Segera bergabung di www.indi-smart.com, dan dapatkan ratusan konten pembelajaran online interaktif untuk pelajar.




sumber: http://www.suarapembaruan.com/tajukrencana/menggugat-pencapaian-mdgs/76

Menteri Luar Negeri Marty Natalegawa di hadapan Sidang Majelis UmumPerserikatan Bangsa-Bangsa (PBB) mengenai tujuan pembangunan millennium (millennium development goals/MDGs), di New York, awal pekan ini, mengungkapkan klaim pemerintah bisa lebih cepat mencapai delapan sasaran yang disepakati dalam MDGs. Sejumlah langkah penting yang dilakukan pemerintah, diuraikan oleh Menlu, mencakup dua hal pokok, yakni pendidikan dan kesehatan.

Ada delapan sasaran yang dituangkan dalam MDGs. Delapan sasaran itu meliputi pengentasan kemiskinan, pemerataan pendidikan dasar, pemberdayaan perempuan, mengurangi tingkat kematian anak, meningkatkan taraf kesehatan ibu, mengatasi ancaman HIV/AIDS dan penyakit mematikan lainnya, menjamin daya dukung lingkungan hidup, serta mengembangkan kemitraan global. Masing-masing tujuan, dilengkapi dengan parameter kuantitatif, untuk dapat dicapai pada 2015.

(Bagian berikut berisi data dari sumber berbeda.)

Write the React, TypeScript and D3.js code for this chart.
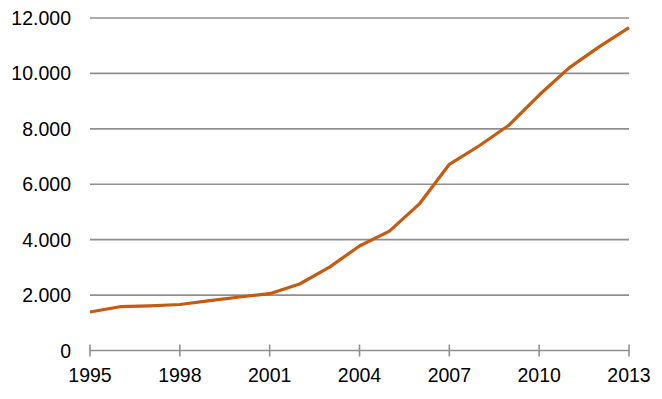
import React, { useEffect, useRef } from 'react';
import * as d3 from 'd3';

// values
const years = [1995, 1996, 1997, 1998, 1999, 2000, 2001, 2002, 2003, 2004, 2005, 2006, 2007, 2008, 2009, 2010, 2011, 2012, 2013];
const values = [1390, 1580, 1610, 1660, 1800, 1930, 2050, 2400, 3010, 3770, 4310, 5290, 6720, 7390, 8140, 9220, 10200, 10960, 11650];
const yTicks = [0, 2000, 4000, 6000, 8000, 10000, 12000];
const xTicks = [1995, 1998, 2001, 2004, 2007, 2010, 2013];

const width = 662;
const height = 399;

const fmt = (v: number) => d3.format(',')(v).replace(/,/g, '.');

const App = () => {
  const svgRef = useRef<SVGSVGElement>(null);

  useEffect(() => {
    const svg = d3.select(svgRef.current);
    svg.selectAll('*').remove();

    const margin = { top: 18, right: 33, bottom: 48.5, left: 90 };
    const x = d3.scaleLinear().domain([1995, 2013]).range([margin.left, width - margin.right]);
    const y = d3.scaleLinear().domain([0, 12000]).range([height - margin.bottom, margin.top]);

    const grid = '#8f8f8f';
    const font = '"Liberation Sans", Arial, sans-serif';

    // horizontal gridlines
    svg.append('g')
      .selectAll('line')
      .data(yTicks)
      .join('line')
      .attr('x1', x(1995))
      .attr('x2', x(2013))
      .attr('y1', d => y(d))
      .attr('y2', d => y(d))
      .attr('stroke', grid)
      .attr('stroke-width', 1.6);

    // y labels
    svg.append('g')
      .selectAll('text')
      .data(yTicks)
      .join('text')
      .attr('x', 71)
      .attr('y', d => y(d))
      .attr('dy', '0.36em')
      .attr('text-anchor', 'end')
      .attr('font-family', font)
      .attr('font-size', 19.5)
      .attr('fill', '#000')
      .text(d => fmt(d));

    // x tick marks
    svg.append('g')
      .selectAll('line')
      .data(xTicks)
      .join('line')
      .attr('x1', d => x(d))
      .attr('x2', d => x(d))
      .attr('y1', y(0) - 6)
      .attr('y2', y(0) + 6)
      .attr('stroke', grid)
      .attr('stroke-width', 1.6);

    // x labels
    svg.append('g')
      .selectAll('text')
      .data(xTicks)
      .join('text')
      .attr('x', d => x(d))
      .attr('y', 381.5)
      .attr('text-anchor', 'middle')
      .attr('font-family', font)
      .attr('font-size', 19.5)
      .attr('fill', '#000')
      .text(d => d);

    // the line
    const line = d3.line<number>()
      .x((d, i) => x(years[i]))
      .y(d => y(d));

    svg.append('path')
      .datum(values)
      .attr('d', line)
      .attr('fill', 'none')
      .attr('stroke', '#C55A11')
      .attr('stroke-width', 3.2)
      .attr('stroke-linejoin', 'round');
  }, []);

  return (
    <svg
      ref={svgRef}
      width={width}
      height={height}
      style={{ position: 'absolute', left: 0, top: 0, background: '#fff' }}
    />
  );
};

export default App;
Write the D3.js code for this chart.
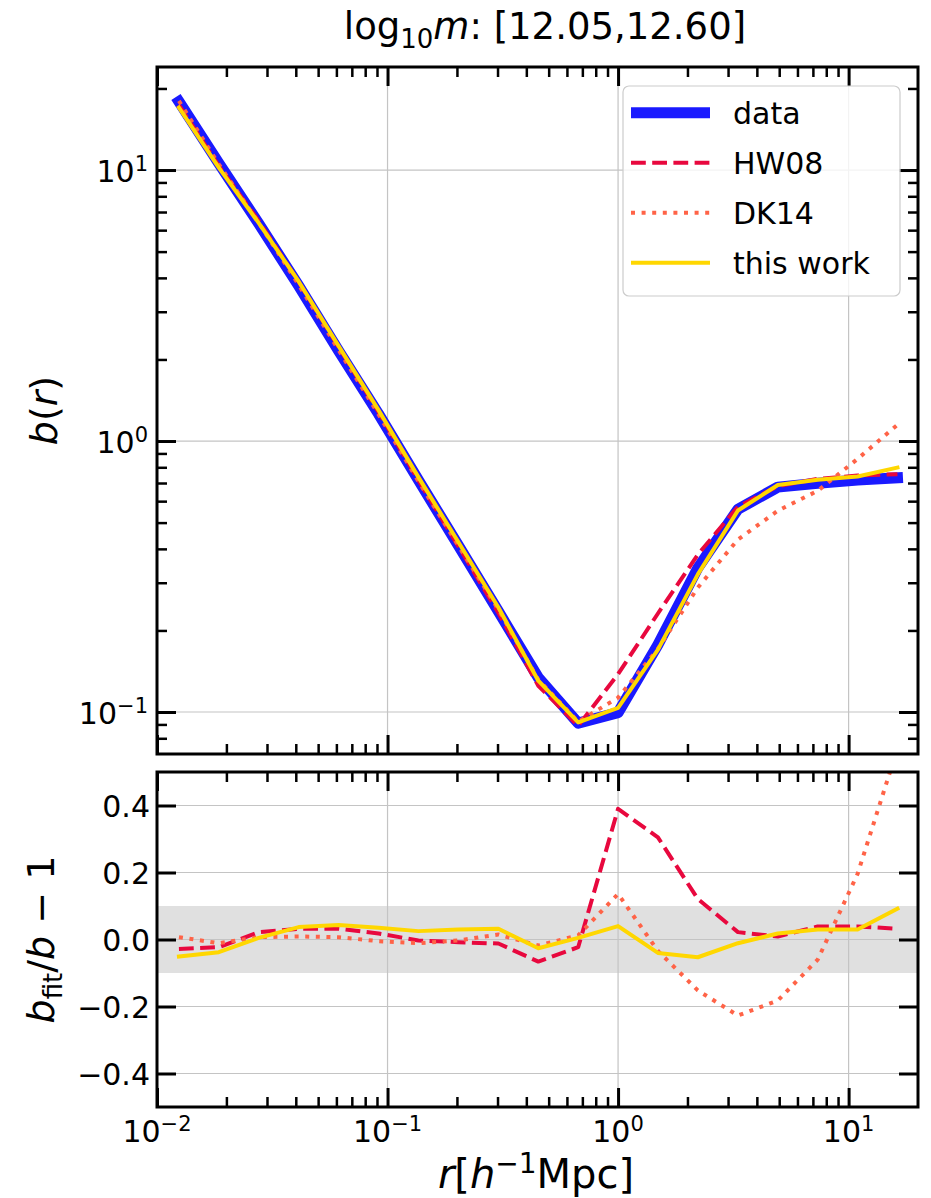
<!DOCTYPE html>
<html>
<head>
<meta charset="utf-8">
<script src="https://cdn.jsdelivr.net/npm/d3@7"></script>
<style>
  body { margin: 0; background: #fff; }
</style>
</head>
<body>
<div id="chart"></div>
<script>
// bias profile b(r) for the mass bin log10 m in [12.05, 12.60], plus fit residuals

// radial bins (h^-1 Mpc)
const radius = [0.01245, 0.01854, 0.02761, 0.04117, 0.06138, 0.0914, 0.1361, 0.2028, 0.3027,
  0.4508, 0.6714, 1.0, 1.489, 2.218, 3.311, 4.932, 7.345, 10.94, 16.29];

// top panel: b(r)
const biasData = [17.9, 10.6, 6.35, 3.74, 2.15, 1.26, 0.718, 0.412, 0.235, 0.134, 0.091, 0.0995,
  0.177, 0.340, 0.560, 0.676, 0.698, 0.718, 0.731];
const biasHW08 = [17.4, 10.36, 6.49, 3.86, 2.22, 1.28, 0.716, 0.409, 0.232, 0.125, 0.0889, 0.138,
  0.231, 0.381, 0.572, 0.682, 0.725, 0.746, 0.754];
const biasDK14 = [18.0, 10.5, 6.39, 3.77, 2.165, 1.254, 0.710, 0.411, 0.2385, 0.1316, 0.0921, 0.113,
  0.171, 0.288, 0.433, 0.553, 0.655, 0.859, 1.148];
const biasThis = [17.0, 10.2, 6.38, 3.88, 2.24, 1.30, 0.736, 0.424, 0.243, 0.1305, 0.0915, 0.1035,
  0.170, 0.322, 0.554, 0.688, 0.719, 0.740, 0.798];

// bottom panel: b_fit / b - 1
const resHW08 = [-0.028, -0.023, 0.022, 0.032, 0.032, 0.018, -0.003, -0.008, -0.012, -0.066, -0.023,
  0.39, 0.305, 0.121, 0.022, 0.009, 0.039, 0.039, 0.032];
const resDK14 = [0.007, -0.011, 0.007, 0.009, 0.007, -0.005, -0.011, -0.003, 0.015, -0.018, 0.012,
  0.136, -0.034, -0.152, -0.227, -0.182, -0.06, 0.196, 0.57];
const resThis = [-0.051, -0.038, 0.005, 0.037, 0.043, 0.035, 0.025, 0.03, 0.032, -0.026, 0.005,
  0.04, -0.04, -0.053, -0.011, 0.018, 0.03, 0.03, 0.092];

// ticks
const xMajor = [0.01, 0.1, 1, 10];
const yTopMajor = [0.1, 1, 10];
const yBotMajor = [-0.4, -0.2, 0.0, 0.2, 0.4];
const bandLimits = [-0.1, 0.1];

const legendNames = ['data', 'HW08', 'DK14', 'this work'];

// ---------------------------------------------------------------------------
const W = 931, H = 1198;
const L = 157, R = 918;
const TOP = [67, 754], BOT = [772, 1107];

const svg = d3.select('#chart').append('svg')
  .attr('width', W).attr('height', H)
  .style('font-family', '"DejaVu Sans", sans-serif');

const x = d3.scaleLog().domain([0.01, 20]).range([L, R]);
const yTop = d3.scaleLog().domain([0.07, 24]).range([TOP[1], TOP[0]]);
const yBot = d3.scaleLinear().domain([-0.5, 0.5]).range([BOT[1], BOT[0]]);

const styles = {
  data: { color: '#1a1aff', width: 11, dash: null, cap: 'square' },
  HW08: { color: '#e8083e', width: 4, dash: '14.8,6.4', cap: 'butt' },
  DK14: { color: '#ff6347', width: 4, dash: '4,6.6', cap: 'butt' },
  'this work': { color: '#ffd700', width: 4, dash: null, cap: 'square' }
};

function minorLog(domain) {
  const out = [];
  for (let e = -3; e <= 2; e++) {
    for (let k = 2; k <= 9; k++) {
      const v = +(k * Math.pow(10, e)).toPrecision(6);
      if (v > domain[0] && v < domain[1]) out.push(v);
    }
  }
  return out;
}

function styleLine(path, name) {
  const s = styles[name];
  path.attr('fill', 'none').attr('stroke', s.color).attr('stroke-width', s.width)
    .attr('stroke-linejoin', 'round').attr('stroke-linecap', s.cap);
  if (s.dash) path.attr('stroke-dasharray', s.dash);
  return path;
}

// "10" with a superscript exponent
function powLabel(text, exp, fontSize) {
  text.append('tspan').text('10');
  text.append('tspan').attr('font-size', fontSize * 0.7).attr('dy', -fontSize * 0.36)
    .text(exp < 0 ? '\u2212' + (-exp) : String(exp));
}

function panel(y0, y1, yScale, yMajor, yMinor, clipId) {
  const g = svg.append('g');

  g.append('defs').append('clipPath').attr('id', clipId)
    .append('rect').attr('x', L).attr('y', y0).attr('width', R - L).attr('height', y1 - y0);

  // grid
  const grid = g.append('g').attr('stroke', '#c4c4c4').attr('stroke-width', 1.2);
  xMajor.filter(v => x(v) > L + 2).forEach(v => grid.append('line')
    .attr('x1', x(v)).attr('x2', x(v)).attr('y1', y0).attr('y2', y1));
  yMajor.forEach(v => grid.append('line')
    .attr('x1', L).attr('x2', R).attr('y1', yScale(v)).attr('y2', yScale(v)));

  const plot = g.append('g').attr('clip-path', `url(#${clipId})`);

  // ticks (inward, all four sides)
  const xMinor = minorLog(x.domain());
  const tickGroup = g.append('g');
  const addAxis = (axis, tx, ty) => {
    const a = tickGroup.append('g').attr('transform', `translate(${tx},${ty})`).call(axis);
    a.select('.domain').remove();
    a.selectAll('.tick line').attr('stroke', '#000');
    return a;
  };
  [[d3.axisBottom, y1], [d3.axisTop, y0]].forEach(([mk, ty]) => {
    addAxis(mk(x).tickValues(xMajor).tickSize(-19).tickFormat(''), 0, ty)
      .selectAll('.tick line').attr('stroke-width', 3);
    addAxis(mk(x).tickValues(xMinor).tickSize(-10).tickFormat(''), 0, ty)
      .selectAll('.tick line').attr('stroke-width', 2.5);
  });
  [[d3.axisLeft, L], [d3.axisRight, R]].forEach(([mk, tx]) => {
    addAxis(mk(yScale).tickValues(yMajor).tickSize(-19).tickFormat(''), tx, 0)
      .selectAll('.tick line').attr('stroke-width', 3);
    if (yMinor.length) {
      addAxis(mk(yScale).tickValues(yMinor).tickSize(-10).tickFormat(''), tx, 0)
        .selectAll('.tick line').attr('stroke-width', 2.5);
    }
  });

  return { g, grid, plot };
}

// ---------------------------------------------------------------- top panel
const topPanel = panel(TOP[0], TOP[1], yTop, yTopMajor, minorLog(yTop.domain()), 'clipTop');

const lineTop = vals => d3.line().x((d, i) => x(radius[i])).y(d => yTop(d))(vals);
[['data', biasData], ['HW08', biasHW08], ['DK14', biasDK14], ['this work', biasThis]]
  .forEach(([name, vals]) => styleLine(topPanel.plot.append('path').attr('d', lineTop(vals)), name));

yTopMajor.forEach(v => {
  const t = topPanel.g.append('text').attr('x', L - 9).attr('y', yTop(v) + 12)
    .attr('text-anchor', 'end').attr('font-size', 30);
  powLabel(t, Math.round(Math.log10(v)), 30);
});

// legend
const leg = topPanel.g.append('g');
leg.append('rect').attr('x', 623).attr('y', 86).attr('width', 277).attr('height', 210)
  .attr('rx', 6).attr('fill', '#fff').attr('fill-opacity', 0.8)
  .attr('stroke', '#cccccc').attr('stroke-width', 1.2);
legendNames.forEach((name, i) => {
  const ly = 112.7 + i * 50;
  styleLine(leg.append('path').attr('d', `M631,${ly}H710`), name)
    .attr('stroke-linecap', 'butt');
  leg.append('text').attr('x', 733).attr('y', ly + 11).attr('font-size', 30).text(name);
});

// ------------------------------------------------------------- bottom panel
const botPanel = panel(BOT[0], BOT[1], yBot, yBotMajor, [], 'clipBot');

// ±10% band sits under the grid
botPanel.g.insert('rect', () => botPanel.grid.node())
  .attr('x', L).attr('width', R - L)
  .attr('y', yBot(bandLimits[1])).attr('height', yBot(bandLimits[0]) - yBot(bandLimits[1]))
  .attr('fill', '#e0e0e0');

const lineBot = vals => d3.line().x((d, i) => x(radius[i])).y(d => yBot(d))(vals);
[['HW08', resHW08], ['DK14', resDK14], ['this work', resThis]]
  .forEach(([name, vals]) => styleLine(botPanel.plot.append('path').attr('d', lineBot(vals)), name));

yBotMajor.forEach(v => {
  botPanel.g.append('text').attr('x', L - 7).attr('y', yBot(v) + 11)
    .attr('text-anchor', 'end').attr('font-size', 30)
    .text(d3.format('.1f')(v).replace('-', '\u2212'));
});
xMajor.forEach(v => {
  const t = botPanel.g.append('text').attr('x', x(v)).attr('y', 1142)
    .attr('text-anchor', 'middle').attr('font-size', 30);
  powLabel(t, Math.round(Math.log10(v)), 30);
});

// spines on top of everything
[[TOP[0], TOP[1]], [BOT[0], BOT[1]]].forEach(([a, b]) => svg.append('rect')
  .attr('x', L).attr('y', a).attr('width', R - L).attr('height', b - a)
  .attr('fill', 'none').attr('stroke', '#000').attr('stroke-width', 3));

// ------------------------------------------------------------------- labels
const title = svg.append('text').attr('x', 545).attr('y', 39).attr('text-anchor', 'middle')
  .attr('font-size', 37);
title.append('tspan').text('log');
title.append('tspan').attr('font-size', 26).attr('dy', 9).text('10');
title.append('tspan').attr('dy', -9).attr('font-style', 'italic').text('m');
title.append('tspan').text(': [12.05,12.60]');

const xlab = svg.append('text').attr('x', 536).attr('y', 1188).attr('text-anchor', 'middle')
  .attr('font-size', 40);
xlab.append('tspan').attr('font-style', 'italic').text('r');
xlab.append('tspan').text('[');
xlab.append('tspan').attr('font-style', 'italic').text('h');
xlab.append('tspan').attr('font-size', 28).attr('dy', -15).text('\u22121');
xlab.append('tspan').attr('dy', 15).text('Mpc]');

const ylabTop = svg.append('text').attr('transform', `translate(57,${(TOP[0] + TOP[1]) / 2}) rotate(-90)`)
  .attr('text-anchor', 'middle').attr('font-size', 38);
ylabTop.append('tspan').attr('font-style', 'italic').text('b');
ylabTop.append('tspan').text('(');
ylabTop.append('tspan').attr('font-style', 'italic').text('r');
ylabTop.append('tspan').text(')');

const ylabBot = svg.append('text').attr('transform', `translate(54,${(BOT[0] + BOT[1]) / 2}) rotate(-90)`)
  .attr('text-anchor', 'middle').attr('font-size', 38);
ylabBot.append('tspan').attr('font-style', 'italic').text('b');
ylabBot.append('tspan').attr('font-size', 26).attr('dy', 8).text('fit');
ylabBot.append('tspan').attr('dy', -8).text('/');
ylabBot.append('tspan').attr('font-style', 'italic').text('b');
ylabBot.append('tspan').text(' \u2212 1');
</script>
</body>
</html>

Terkait klaim Pemerintah Indonesia di hadapan forum internasional, kita perlu mengingatkan bahwa kenyataan di lapangan tidaklah demikian. Sebaliknya, menyimak pencapaian sementara selama sepuluh tahun, muncul keraguan Pemerintah Indonesia untuk merealisasikan semua target kuantitatif tersebut. Pasalnya, perkembangan pencapaian masing-masing tujuan terasa lambat, bahkan ada yang justru menurun pencapaiannya. Misalnya, pada indikator angka kematian ibu saat melahirkan. Jika saat pencanangan MDGs sepuluh tahun silam, rasio kematian ibu di Indonesia mencapai 225 kematian pada setiap 100.000 kelahiran hidup, pada 2010 rasio untuk justru memburuk menjadi 228 kematian. Padahal, pada 2015 ditargetkan menjadi 110 kematian per 100.000 kelahiran hidup.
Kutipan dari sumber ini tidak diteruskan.